Tendang, Terjang, Hadang

Senin, 19 Juli 2010

Machiavelisme dan Politik Sastra *


Oleh; Dedik Priyanto **
“Maka kita pun menolak Machiavelisme kesusasteraan. Machiavalisme kesusasteraan menyepak cara untuk menggapai tujuan, bersikap palsu terhadap bentuk demi mempertontonkan ini. Pada hal dalam kenyataan, kesusasteraan adalah kesatuan yang langsung dialami sebagai bentuk isi,” kata Goenawan Mohammad.

Buku yang berjudul “Polemik Hadiah Magsaysay” membuat penulis terperangah.

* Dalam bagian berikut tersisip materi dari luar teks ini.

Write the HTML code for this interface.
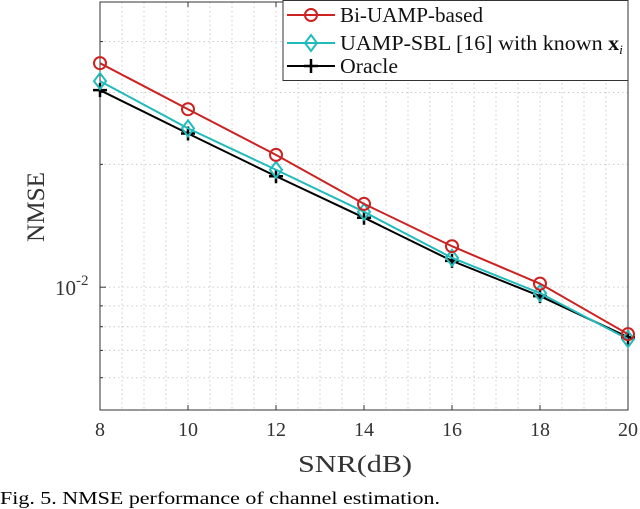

Betapa tidak, buku ini seolah membuka tabir bagi kita semua bahwa dalam dunia sastra, terdapat perebutan-perebutan makna dan kuasa, dan hal itu tentu berbau politis. Bahkan acapkali keluar dari terma sastra itu sendiri.

Maka tatkala memperbincangkan perebutan kuasa ini, penulis teringat dengan seorang filsuf asal Italy, Niccolo Machiavelli (1456-1527). Menurut beliau, politik hanya berkaitan dengan satu hal semata, yaitu memperoleh dan mempertahankan kekuasaan. Hal lainnya, seperti agama dan moralitas, yang selama ini dikaitkan dengan politik, sesungguhnya tidak memiliki hubungan mendasar dengan politik, kecuali bahwa agama dan moral tersebut membantu untuk mendapat dan mempertahankan politik.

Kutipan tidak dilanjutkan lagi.